Es difícil encontrar entre los países europeos una situación como la de España en materia organizativa en cuanto a las administraciones se refiere. Se acusa cada día a los partidos políticos nacionalistas o separatistas del deterioro del poder central en favor de pequeños entes autonómicos cada vez con más poder decisivo. Y, en realidad, de lo único que se puede acusar a los grupos que piden más poder para sus taifas es de lo que, precisamente, ellos alardean, es decir, de no considerarse españoles. Pero, siendo lo más rigurosos posible con la historia de la democracia y el parlamentarismo de 1978 aquí, los políticos que realmente deberían dar explicaciones son los que militan en las filas del Partido Popular (PP) y el Partido Socialista Obrero Español (PSOE) –dejando de lado a UCD, bien porque muchos de sus militantes lo hacen ahora en el PP o bien porque su desaparición fue el pago por la labor realizada al frente del Gobierno-.
La Constitución que nos dimos los ciudadanos en 1978 no fue la carta magna de un partido impuesta al resto de opciones políticas y a los españoles. Fue el consenso desde las diversas opciones políticas que en esos momentos tenían un peso específico en la sociedad. Es, pues, el mejor texto constitucional que hemos tenido los españoles a lo largo de nuestra historia. ¿Hace falta recordar el tumultuoso siglo XIX español? Por lo menos ocho textos fueron declarados leyes máximas en apenas setenta y cinco años. ¿Qué constitución puede contentar a monárquicos y republicanos? ¿Qué texto constitucional podría permitir que centralistas y federalistas aceptasen defenderlo? ¿Cómo poner de acuerdo a los defensores del libre mercado con los acérrimos protectores del intervencionismo del Estado?
Veintiocho años después de que el texto que presentaron los siete ponentes –de UCD, AP, PSOE, PCE y CiU- fuera ratificado en referéndum, este es menospreciado por los partidos nacionalistas; y manoseado por PP y PSOE que con tal de mantenerse en el Gobierno han hecho la vista gorda ante situaciones donde las leyes de rango inferior –las redactadas desde distintas autonomías- se desarrollaban contradiciendo artículos de la Constitución.
Ahora más que nunca es cuando hay que reivindicar el texto constitucional de 1978, que como buen texto flexible se puede modificar siguiendo las normas establecidas. Pero única y exclusivamente de esa manera y forma.
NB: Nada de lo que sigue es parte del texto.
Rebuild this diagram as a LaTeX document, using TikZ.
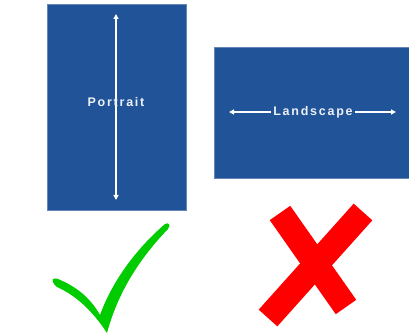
\documentclass[tikz,border=0pt]{standalone}
\usepackage{fontspec}
\newfontfamily\pgfont[LetterSpace=14]{Liberation Sans}
\usepackage{tikz}
\usetikzlibrary{arrows.meta,positioning,calc}
\definecolor{pageblue}{HTML}{215398}
\definecolor{okgreen}{HTML}{00CC00}
\definecolor{nored}{HTML}{FF0000}
\tikzset{
  pgPage/.style={draw=pageblue!70, fill=pageblue, inner sep=0pt},
  pgLabel/.style={text=white!92!pageblue, font=\pgfont\fontsize{12.5}{14}\selectfont\bfseries,
    inner sep=2pt},
  %% white arrows on the pages
  pgArrow/.style={-{Triangle[length=5pt,width=5pt]}, draw=white, line width=1.2pt},
  pgArrows/.style={{Triangle[length=5pt,width=5pt]}-{Triangle[length=5pt,width=5pt]},
    draw=white, line width=1.2pt},
  %% marks
  pgCross/.style={draw=nored, line width=25pt},
}

\begin{document}
\begin{tikzpicture}[x=1pt, y=-1pt]
\useasboundingbox[fill=white] (0,0) rectangle (409,336);

\node[pgPage, minimum width=139pt, minimum height=206pt] (pPortrait)  at (116.5,107) {};
\node[pgPage, minimum width=195pt, minimum height=131pt] (pLandscape) at (311.5,112.5) {};

\coordinate (aTop)    at (116,14);
\coordinate (aBottom) at (116,200);
\draw[pgArrows] (aTop) -- (aBottom);
\node[pgLabel] (tPortrait) at (116,102) {Portrait};

\node[pgLabel] (tLandscape) at (313,112) {Landscape};
\coordinate (aLeft)  at (229,112);
\coordinate (aRight) at (396,112);
\draw[pgArrow] (tLandscape.west) -- (aLeft);
\draw[pgArrow] (tLandscape.east) -- (aRight);

% tick
\fill[okgreen] (53,282) .. controls (51,278) and (56,278) .. (58,279)
  .. controls (75,286) and (90,297) .. (100,315)
  .. controls (112,282) and (135,250) .. (165,224)
  .. controls (169,222) and (171,225) .. (168,229)
  .. controls (140,258) and (118,292) .. (107,333)
  .. controls (92,310) and (75,295) .. (57,287)
  .. controls (55,286) and (54,284) .. (53,282) -- cycle;

% cross
\coordinate (xA) at (280,213);
\coordinate (xB) at (346,307);
\coordinate (xC) at (363,212);
\coordinate (xD) at (268,318);
\draw[pgCross] (xA) -- (xB);
\draw[pgCross] (xC) -- (xD);
\end{tikzpicture}
\end{document}
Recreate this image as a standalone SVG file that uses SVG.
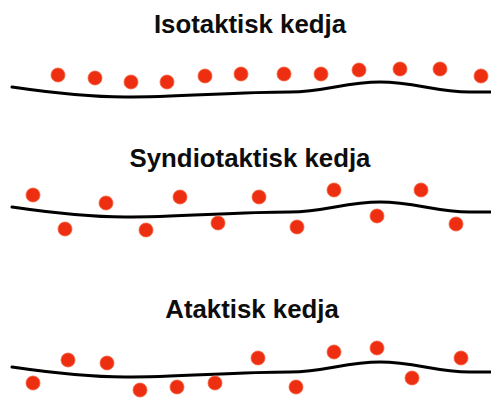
<svg xmlns="http://www.w3.org/2000/svg" xmlns:xlink="http://www.w3.org/1999/xlink" width="491" height="398" viewBox="0 0 491 398">
  <style>
    .title { font-family: "Liberation Sans", Arial, sans-serif; font-weight: bold; font-size: 25.8px; fill: #0d0d0d; text-anchor: middle; }
    .chain { fill: none; stroke: #000; stroke-width: 3; stroke-linecap: round; }
    .dot { fill: #ee2e10; stroke: #f4603f; stroke-width: 0.8; }
  </style>
  <defs>
    <path id="backbone" d="M12,87 C 60,94 90,97 125,97 C 180,97 235,92 290,92 C 325,92 345,82 380,82 C 415,82 435,92 470,92 L 491,92"/>
  </defs>
  <rect width="491" height="398" fill="#fff"/>

  <g id="connectors">
    <use xlink:href="#backbone" href="#backbone" class="chain"/>
    <use xlink:href="#backbone" href="#backbone" class="chain" transform="translate(0,120)"/>
    <use xlink:href="#backbone" href="#backbone" class="chain" transform="translate(0,280)"/>
  </g>

  <g id="isotaktisk">
    <text class="title" x="250" y="33">Isotaktisk kedja</text>
    <circle class="dot" cx="58" cy="75" r="7"/>
    <circle class="dot" cx="95" cy="78" r="7"/>
    <circle class="dot" cx="131" cy="82" r="7"/>
    <circle class="dot" cx="167" cy="82" r="7"/>
    <circle class="dot" cx="205" cy="76" r="7"/>
    <circle class="dot" cx="241" cy="74" r="7"/>
    <circle class="dot" cx="284" cy="74" r="7"/>
    <circle class="dot" cx="321" cy="74" r="7"/>
    <circle class="dot" cx="359" cy="70" r="7"/>
    <circle class="dot" cx="400" cy="69" r="7"/>
    <circle class="dot" cx="440" cy="69" r="7"/>
    <circle class="dot" cx="481" cy="76" r="7"/>
  </g>

  <g id="syndiotaktisk">
    <text class="title" x="250" y="167">Syndiotaktisk kedja</text>
    <circle class="dot" cx="33" cy="195" r="7"/>
    <circle class="dot" cx="65" cy="229" r="7"/>
    <circle class="dot" cx="106" cy="203" r="7"/>
    <circle class="dot" cx="146" cy="230" r="7"/>
    <circle class="dot" cx="180" cy="197" r="7"/>
    <circle class="dot" cx="218" cy="223" r="7"/>
    <circle class="dot" cx="259" cy="197" r="7"/>
    <circle class="dot" cx="297" cy="227" r="7"/>
    <circle class="dot" cx="334" cy="190" r="7"/>
    <circle class="dot" cx="377" cy="216" r="7"/>
    <circle class="dot" cx="421" cy="190" r="7"/>
    <circle class="dot" cx="456" cy="224" r="7"/>
  </g>

  <g id="ataktisk">
    <text class="title" x="252" y="318">Ataktisk kedja</text>
    <circle class="dot" cx="33" cy="383" r="7"/>
    <circle class="dot" cx="68" cy="360" r="7"/>
    <circle class="dot" cx="107" cy="363" r="7"/>
    <circle class="dot" cx="140" cy="390" r="7"/>
    <circle class="dot" cx="177" cy="387" r="7"/>
    <circle class="dot" cx="215" cy="383" r="7"/>
    <circle class="dot" cx="258" cy="358" r="7"/>
    <circle class="dot" cx="296" cy="387" r="7"/>
    <circle class="dot" cx="334" cy="352" r="7"/>
    <circle class="dot" cx="377" cy="348" r="7"/>
    <circle class="dot" cx="412" cy="378" r="7"/>
    <circle class="dot" cx="461" cy="358" r="7"/>
  </g>
</svg>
Y es en este punto donde PP y PSOE deben reflexionar. Siempre, desde 1978, en toda negociación entre PP/PSOE con los partidos nacionalistas, los primeros parten de la Constitución de 1978 –a medio camino entre un Estado centralista y un Estado confederal-, mientras que los líderes de los segundos, es decir los dirigentes de PNV, CiU y ERC –que hasta hoy han sido los que han permitido gobernar a PP y PSOE con minorías- buscan la desaparición del Estado español para poder transformar en Estados las Comunidades Autónomas. Veámoslo con números y de manera más didáctica.
Si el unitarismo español a ultranza es el 1 y la disgregación total es el 10; PP y PSOE se sitúan siempre en el 5 –Constitución de 1978- ante una negociación y los nacionalistas en el 10. Así, es lógico que los acuerdos finalicen en 7,5. Al cabo de un tiempo se vuelven a sentar a negociar las dos partes pero en esta ocasión PP/PSOE parten del 7,5, mientras que los grupos nacionalistas siguen plantados en el 10. ¿Resultado de esta segunda negociación? 8,75. Al cabo de unos años se repite la situación, unos negocian a partir del 8,75, y los otros del 10. El resultado de las negociaciones siempre será favorable a las tesis nacionalistas. Y así llevamos casi treinta años. Pero no porque sea una mala Constitución, sino que los realmente malos han sido los dirigentes del PP y del PSOE.